## EXERCISE INPUT
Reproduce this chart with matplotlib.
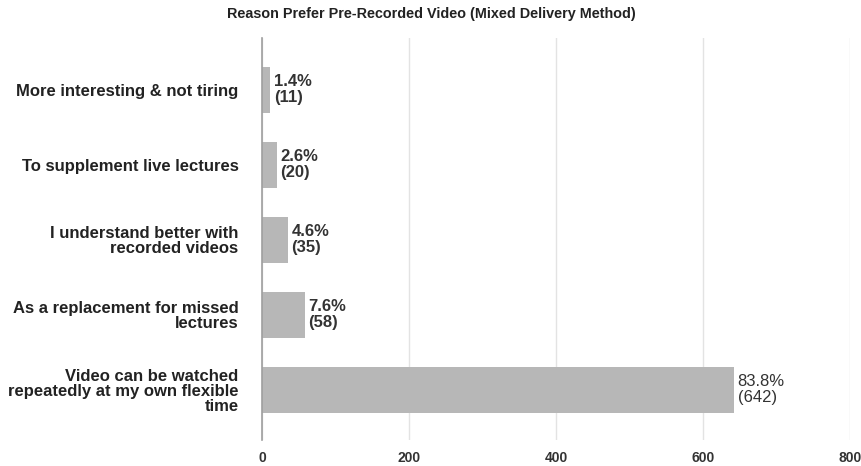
import matplotlib.pyplot as plt

# data
reasons = [
    "More interesting & not tiring",
    "To supplement live lectures",
    "I understand better with\nrecorded videos",
    "As a replacement for missed\nlectures",
    "Video can be watched\nrepeatedly at my own flexible\ntime",
]
counts = [11, 20, 35, 58, 642]
percents = [1.4, 2.6, 4.6, 7.6, 83.8]
x_ticks = [0, 200, 400, 600, 800]

plt.rcParams['font.family'] = ['Liberation Sans', 'DejaVu Sans']

fig = plt.figure(figsize=(8.62, 4.66), dpi=100)
ax = fig.add_axes([262 / 862, 1 - 440 / 466, (850 - 262) / 862, (440 - 38) / 466])

pos = list(range(len(reasons)))
ax.barh(pos, counts, height=0.61, color='#b7b7b7', zorder=2)

for i, (c, p) in enumerate(zip(counts, percents)):
    weight = 'normal' if i == len(counts) - 1 else 'bold'
    ax.text(c + 5, i, f"{p}%\n({c})", va='center', ha='left', fontsize=12,
            fontweight=weight, color='#333333', linespacing=1.05)

ax.set_xlim(0, 800)
ax.set_ylim(4.67, -0.69)
ax.set_xticks(x_ticks)
ax.set_xticklabels([str(t) for t in x_ticks], fontsize=10, fontweight='bold', color='#333333')
ax.set_yticks(pos)
ax.set_yticklabels(reasons, fontsize=12, fontweight='bold', color='#222222', linespacing=1.0)
ax.tick_params(axis='both', length=0)
ax.tick_params(axis='y', pad=17)
ax.tick_params(axis='x', pad=8)

ax.grid(axis='x', color='#e3e3e3', linewidth=1, zorder=0)
for s in ['top', 'right', 'bottom']:
    ax.spines[s].set_visible(False)
ax.spines['left'].set_color('#9e9e9e')
ax.spines['left'].set_linewidth(1.2)
ax.spines['left'].set_zorder(3)

fig.text(0.5, 1 - 14 / 466, "Reason Prefer Pre-Recorded Video (Mixed Delivery Method)",
         ha='center', va='center', fontsize=10.4, fontweight='bold', color='#222222')

fig.savefig('out.png', dpi=100)
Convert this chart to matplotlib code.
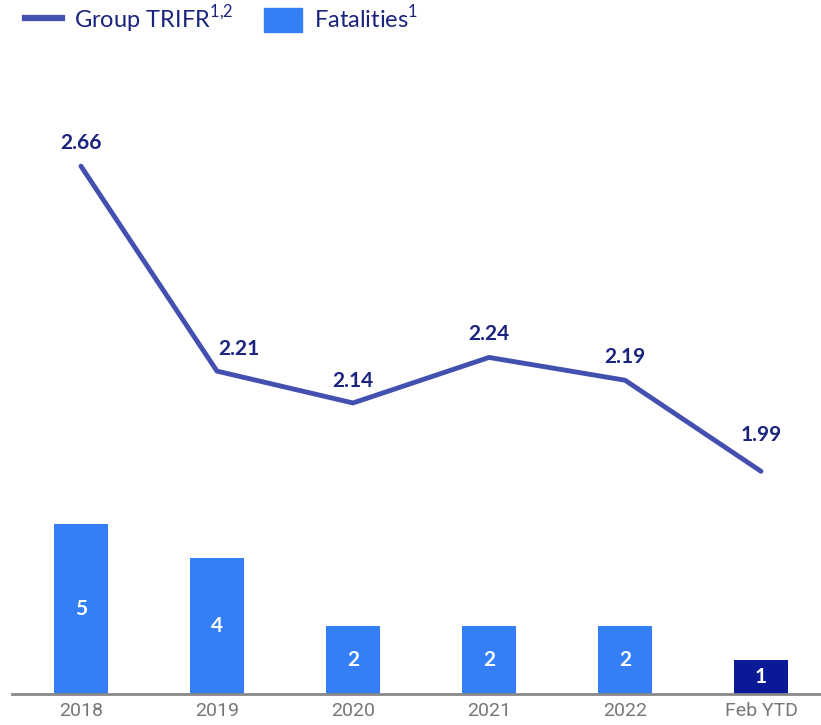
import matplotlib
matplotlib.use("Agg")
import matplotlib.pyplot as plt
from matplotlib.lines import Line2D
from matplotlib.patches import Patch

categories = ["2018", "2019", "2020", "2021", "2022", "Feb YTD"]
trifr = [2.66, 2.21, 2.14, 2.24, 2.19, 1.99]
fatalities = [5, 4, 2, 2, 2, 1]

# label offsets in points (x, y) above each line point
label_offsets = [(0, 17), (16, 16), (0, 16), (0, 17), (0, 17), (0, 26)]

line_col = "#4350B0"
bar_col = "#347FF5"
last_bar_col = "#0A1A96"
text_col = "#1A237E"

plt.rcParams["font.family"] = ["Lato", "DejaVu Sans"]

fig = plt.figure(figsize=(8.21, 7.25), dpi=100)
ax = fig.add_axes([12 / 821, 31 / 725, 809 / 821, 654 / 725])
ax2 = ax.twinx()

x = list(range(len(categories)))
colors = [bar_col] * (len(categories) - 1) + [last_bar_col]
ax.bar(x, fatalities, width=0.4, color=colors, zorder=2)
for xi, v in zip(x, fatalities):
    ax.text(xi, v / 2, str(v), ha="center", va="center", color="white",
            fontsize=15, fontweight="bold")

ax.set_ylim(0, 654 / 34)
ax.set_xlim(-0.507, 5.441)

ax2.plot(x, trifr, color=line_col, lw=3.5, solid_capstyle="round", zorder=3)
ax2.set_ylim(1.501, 2.937)
for xi, v, off in zip(x, trifr, label_offsets):
    ax2.annotate(f"{v:.2f}", (xi, v), xytext=off, textcoords="offset points",
                 ha="center", va="center", color=text_col, fontsize=15,
                 fontweight="bold")

for a in (ax, ax2):
    for s in ["top", "right", "left"]:
        a.spines[s].set_visible(False)
    a.set_yticks([])
ax2.spines["bottom"].set_visible(False)
ax.spines["bottom"].set_color("#888888")
ax.spines["bottom"].set_linewidth(2)
ax.set_xticks(x)
ax.set_xticklabels(categories, color="#777777", fontsize=14,
                   family=["Liberation Sans Narrow", "Roboto", "DejaVu Sans"])
ax.tick_params(axis="x", length=0, pad=6)

handles = [Line2D([0], [0], color=line_col, lw=4.5),
           Patch(color=bar_col)]
labels = [r"Group TRIFR$^{\mathregular{1{,}2}}$", r"Fatalities$^{\mathregular{1}}$"]
leg = fig.legend(handles, labels, loc="upper left", bbox_to_anchor=(0.004, 1.025),
                 ncol=2, frameon=False, fontsize=17, handlelength=1.6,
                 handleheight=1.2, columnspacing=1.3, handletextpad=0.5)
for t in leg.get_texts():
    t.set_color(text_col)

fig.savefig("out.png", dpi=100)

## GIVEN TASK
Write out word for word the lines above that run from the one with "Convert this chart to matplotlib code." to the one with "ax.set_xlim(-0.507, 5.441)". Include both end lines; exclude the images.

## OUTPUT OF THE TASK
Convert this chart to matplotlib code.
import matplotlib
matplotlib.use("Agg")
import matplotlib.pyplot as plt
from matplotlib.lines import Line2D
from matplotlib.patches import Patch

categories = ["2018", "2019", "2020", "2021", "2022", "Feb YTD"]
trifr = [2.66, 2.21, 2.14, 2.24, 2.19, 1.99]
fatalities = [5, 4, 2, 2, 2, 1]

# label offsets in points (x, y) above each line point
label_offsets = [(0, 17), (16, 16), (0, 16), (0, 17), (0, 17), (0, 26)]

line_col = "#4350B0"
bar_col = "#347FF5"
last_bar_col = "#0A1A96"
text_col = "#1A237E"

plt.rcParams["font.family"] = ["Lato", "DejaVu Sans"]

fig = plt.figure(figsize=(8.21, 7.25), dpi=100)
ax = fig.add_axes([12 / 821, 31 / 725, 809 / 821, 654 / 725])
ax2 = ax.twinx()

x = list(range(len(categories)))
colors = [bar_col] * (len(categories) - 1) + [last_bar_col]
ax.bar(x, fatalities, width=0.4, color=colors, zorder=2)
for xi, v in zip(x, fatalities):
    ax.text(xi, v / 2, str(v), ha="center", va="center", color="white",
            fontsize=15, fontweight="bold")

ax.set_ylim(0, 654 / 34)
ax.set_xlim(-0.507, 5.441)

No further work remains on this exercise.